* _Exercise task_
Starting at the first line of the listing below, repeat each line up to and including the one containing "const seriesNames = ['Drained". Leave out pictures.
Start
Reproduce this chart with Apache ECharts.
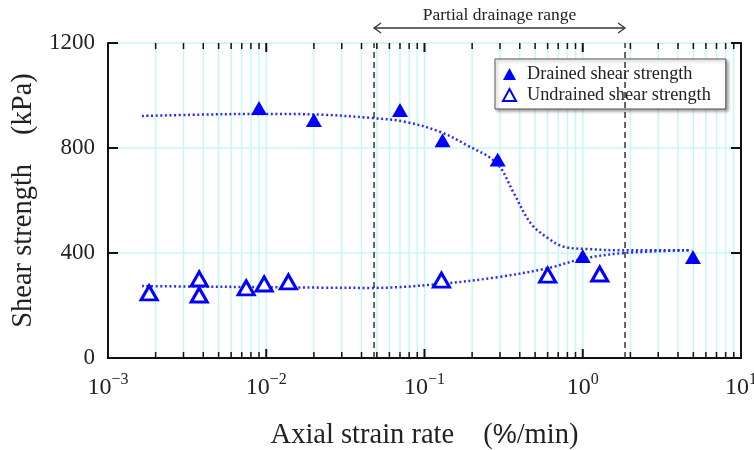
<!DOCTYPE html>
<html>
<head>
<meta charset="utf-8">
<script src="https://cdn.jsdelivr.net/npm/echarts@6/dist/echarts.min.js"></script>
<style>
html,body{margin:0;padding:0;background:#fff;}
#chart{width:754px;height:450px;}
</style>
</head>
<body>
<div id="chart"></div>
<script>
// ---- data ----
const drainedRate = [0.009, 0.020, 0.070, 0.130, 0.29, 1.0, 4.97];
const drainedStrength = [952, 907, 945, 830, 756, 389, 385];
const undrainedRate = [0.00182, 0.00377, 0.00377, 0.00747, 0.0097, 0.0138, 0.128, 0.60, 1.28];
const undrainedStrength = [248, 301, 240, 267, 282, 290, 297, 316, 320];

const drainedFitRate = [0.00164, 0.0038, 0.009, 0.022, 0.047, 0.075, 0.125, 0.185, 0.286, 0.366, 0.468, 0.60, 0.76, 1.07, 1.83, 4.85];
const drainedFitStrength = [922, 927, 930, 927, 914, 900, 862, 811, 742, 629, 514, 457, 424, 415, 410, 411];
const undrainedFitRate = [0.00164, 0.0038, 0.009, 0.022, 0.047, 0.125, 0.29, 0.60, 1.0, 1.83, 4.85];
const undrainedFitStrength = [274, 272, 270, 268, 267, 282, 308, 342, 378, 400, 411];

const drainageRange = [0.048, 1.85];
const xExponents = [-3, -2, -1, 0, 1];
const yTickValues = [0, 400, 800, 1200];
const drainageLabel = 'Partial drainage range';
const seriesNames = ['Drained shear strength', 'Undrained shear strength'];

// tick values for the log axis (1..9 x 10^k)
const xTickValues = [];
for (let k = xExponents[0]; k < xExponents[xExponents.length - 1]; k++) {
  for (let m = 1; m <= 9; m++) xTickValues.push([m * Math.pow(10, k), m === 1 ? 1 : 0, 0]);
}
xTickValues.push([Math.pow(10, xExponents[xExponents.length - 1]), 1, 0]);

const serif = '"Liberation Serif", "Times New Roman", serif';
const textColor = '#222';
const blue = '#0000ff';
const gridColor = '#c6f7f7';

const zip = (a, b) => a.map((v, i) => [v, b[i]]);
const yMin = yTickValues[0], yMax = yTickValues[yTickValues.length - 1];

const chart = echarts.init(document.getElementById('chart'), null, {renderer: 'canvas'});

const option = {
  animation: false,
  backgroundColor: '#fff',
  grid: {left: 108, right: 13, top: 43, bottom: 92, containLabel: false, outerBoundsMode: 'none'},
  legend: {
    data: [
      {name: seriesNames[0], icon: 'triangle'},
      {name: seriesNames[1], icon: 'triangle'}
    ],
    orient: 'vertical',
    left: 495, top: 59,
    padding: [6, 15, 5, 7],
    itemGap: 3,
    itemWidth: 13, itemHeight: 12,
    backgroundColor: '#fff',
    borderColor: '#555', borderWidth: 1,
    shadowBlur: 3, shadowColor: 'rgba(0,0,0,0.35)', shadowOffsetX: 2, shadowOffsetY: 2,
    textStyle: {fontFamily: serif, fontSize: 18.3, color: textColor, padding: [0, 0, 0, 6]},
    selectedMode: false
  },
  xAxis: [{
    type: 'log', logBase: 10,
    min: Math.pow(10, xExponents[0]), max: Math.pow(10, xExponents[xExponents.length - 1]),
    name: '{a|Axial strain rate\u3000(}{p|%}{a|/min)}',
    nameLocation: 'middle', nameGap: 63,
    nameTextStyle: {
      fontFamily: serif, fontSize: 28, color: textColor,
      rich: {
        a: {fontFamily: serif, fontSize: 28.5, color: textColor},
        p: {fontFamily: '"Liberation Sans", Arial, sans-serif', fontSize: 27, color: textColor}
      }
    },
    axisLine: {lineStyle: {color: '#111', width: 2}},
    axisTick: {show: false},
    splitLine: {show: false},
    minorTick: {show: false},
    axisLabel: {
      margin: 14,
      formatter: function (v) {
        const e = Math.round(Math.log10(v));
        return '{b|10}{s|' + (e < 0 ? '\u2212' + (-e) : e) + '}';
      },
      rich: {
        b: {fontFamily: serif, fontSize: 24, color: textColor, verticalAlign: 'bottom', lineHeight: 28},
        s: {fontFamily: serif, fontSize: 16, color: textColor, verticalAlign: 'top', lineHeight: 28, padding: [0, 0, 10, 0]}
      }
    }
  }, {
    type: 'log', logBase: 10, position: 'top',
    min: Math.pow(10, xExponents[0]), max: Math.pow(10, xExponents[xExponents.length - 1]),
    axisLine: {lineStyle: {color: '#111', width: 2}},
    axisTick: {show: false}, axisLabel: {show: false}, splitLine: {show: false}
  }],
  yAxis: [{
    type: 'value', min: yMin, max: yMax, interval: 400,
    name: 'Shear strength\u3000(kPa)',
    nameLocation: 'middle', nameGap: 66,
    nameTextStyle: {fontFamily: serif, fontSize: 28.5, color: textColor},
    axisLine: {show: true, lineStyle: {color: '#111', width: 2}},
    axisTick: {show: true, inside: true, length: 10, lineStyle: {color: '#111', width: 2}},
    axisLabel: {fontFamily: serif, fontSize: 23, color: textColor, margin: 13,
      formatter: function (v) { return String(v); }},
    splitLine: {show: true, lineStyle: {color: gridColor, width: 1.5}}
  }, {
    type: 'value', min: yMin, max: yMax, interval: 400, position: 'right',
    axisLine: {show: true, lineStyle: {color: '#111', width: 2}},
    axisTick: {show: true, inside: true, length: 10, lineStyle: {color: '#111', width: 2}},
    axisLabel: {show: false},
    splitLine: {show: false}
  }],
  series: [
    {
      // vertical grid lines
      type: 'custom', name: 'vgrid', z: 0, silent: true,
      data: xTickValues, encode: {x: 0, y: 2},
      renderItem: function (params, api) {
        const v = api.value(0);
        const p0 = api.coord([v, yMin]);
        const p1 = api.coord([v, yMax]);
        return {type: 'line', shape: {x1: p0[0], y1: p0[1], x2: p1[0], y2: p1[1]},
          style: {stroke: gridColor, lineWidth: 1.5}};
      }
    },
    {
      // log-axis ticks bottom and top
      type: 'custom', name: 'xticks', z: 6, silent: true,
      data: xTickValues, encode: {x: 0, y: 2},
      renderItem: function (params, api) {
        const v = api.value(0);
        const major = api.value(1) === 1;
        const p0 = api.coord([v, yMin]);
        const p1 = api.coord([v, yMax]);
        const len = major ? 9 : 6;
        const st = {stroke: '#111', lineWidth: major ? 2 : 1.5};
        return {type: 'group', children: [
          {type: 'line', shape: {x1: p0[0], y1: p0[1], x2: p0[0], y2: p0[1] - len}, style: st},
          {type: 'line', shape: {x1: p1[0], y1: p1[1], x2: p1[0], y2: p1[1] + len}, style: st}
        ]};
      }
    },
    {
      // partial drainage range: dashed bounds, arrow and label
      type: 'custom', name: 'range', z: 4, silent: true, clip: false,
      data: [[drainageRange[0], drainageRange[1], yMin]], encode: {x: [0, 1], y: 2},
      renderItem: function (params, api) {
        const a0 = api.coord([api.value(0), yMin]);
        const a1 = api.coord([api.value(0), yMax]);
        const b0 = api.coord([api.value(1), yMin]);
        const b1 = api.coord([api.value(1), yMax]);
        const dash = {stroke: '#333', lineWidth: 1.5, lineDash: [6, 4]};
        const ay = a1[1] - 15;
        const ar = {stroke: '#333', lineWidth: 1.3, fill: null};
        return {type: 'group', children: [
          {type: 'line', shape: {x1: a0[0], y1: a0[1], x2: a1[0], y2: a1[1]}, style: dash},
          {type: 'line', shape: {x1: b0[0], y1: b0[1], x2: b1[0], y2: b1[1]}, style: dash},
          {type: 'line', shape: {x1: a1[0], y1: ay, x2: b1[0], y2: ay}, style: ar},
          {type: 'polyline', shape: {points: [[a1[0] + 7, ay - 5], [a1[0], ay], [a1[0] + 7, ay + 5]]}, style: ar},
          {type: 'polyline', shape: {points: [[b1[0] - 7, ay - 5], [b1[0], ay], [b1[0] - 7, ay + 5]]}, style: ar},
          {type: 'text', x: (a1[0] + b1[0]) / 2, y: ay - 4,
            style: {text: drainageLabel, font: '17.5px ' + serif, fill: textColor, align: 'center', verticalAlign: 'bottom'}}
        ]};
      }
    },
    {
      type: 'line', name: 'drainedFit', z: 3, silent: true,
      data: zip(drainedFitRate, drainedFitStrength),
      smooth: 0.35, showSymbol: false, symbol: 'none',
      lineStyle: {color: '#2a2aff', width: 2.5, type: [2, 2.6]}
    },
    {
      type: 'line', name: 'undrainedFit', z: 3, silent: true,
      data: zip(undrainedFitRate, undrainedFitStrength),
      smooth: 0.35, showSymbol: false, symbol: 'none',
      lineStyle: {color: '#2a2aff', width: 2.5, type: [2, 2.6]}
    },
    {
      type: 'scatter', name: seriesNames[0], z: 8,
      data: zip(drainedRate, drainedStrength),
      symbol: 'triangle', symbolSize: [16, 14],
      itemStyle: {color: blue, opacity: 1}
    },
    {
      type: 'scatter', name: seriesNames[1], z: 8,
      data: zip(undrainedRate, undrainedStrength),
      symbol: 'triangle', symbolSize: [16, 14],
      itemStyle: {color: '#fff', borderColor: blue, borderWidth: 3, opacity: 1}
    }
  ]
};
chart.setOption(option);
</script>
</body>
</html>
End
* _Solution_
Reproduce this chart with Apache ECharts.
<!DOCTYPE html>
<html>
<head>
<meta charset="utf-8">
<script src="https://cdn.jsdelivr.net/npm/echarts@6/dist/echarts.min.js"></script>
<style>
html,body{margin:0;padding:0;background:#fff;}
#chart{width:754px;height:450px;}
</style>
</head>
<body>
<div id="chart"></div>
<script>
// ---- data ----
const drainedRate = [0.009, 0.020, 0.070, 0.130, 0.29, 1.0, 4.97];
const drainedStrength = [952, 907, 945, 830, 756, 389, 385];
const undrainedRate = [0.00182, 0.00377, 0.00377, 0.00747, 0.0097, 0.0138, 0.128, 0.60, 1.28];
const undrainedStrength = [248, 301, 240, 267, 282, 290, 297, 316, 320];

const drainedFitRate = [0.00164, 0.0038, 0.009, 0.022, 0.047, 0.075, 0.125, 0.185, 0.286, 0.366, 0.468, 0.60, 0.76, 1.07, 1.83, 4.85];
const drainedFitStrength = [922, 927, 930, 927, 914, 900, 862, 811, 742, 629, 514, 457, 424, 415, 410, 411];
const undrainedFitRate = [0.00164, 0.0038, 0.009, 0.022, 0.047, 0.125, 0.29, 0.60, 1.0, 1.83, 4.85];
const undrainedFitStrength = [274, 272, 270, 268, 267, 282, 308, 342, 378, 400, 411];

const drainageRange = [0.048, 1.85];
const xExponents = [-3, -2, -1, 0, 1];
const yTickValues = [0, 400, 800, 1200];
const drainageLabel = 'Partial drainage range';
const seriesNames = ['Drained shear strength', 'Undrained shear strength'];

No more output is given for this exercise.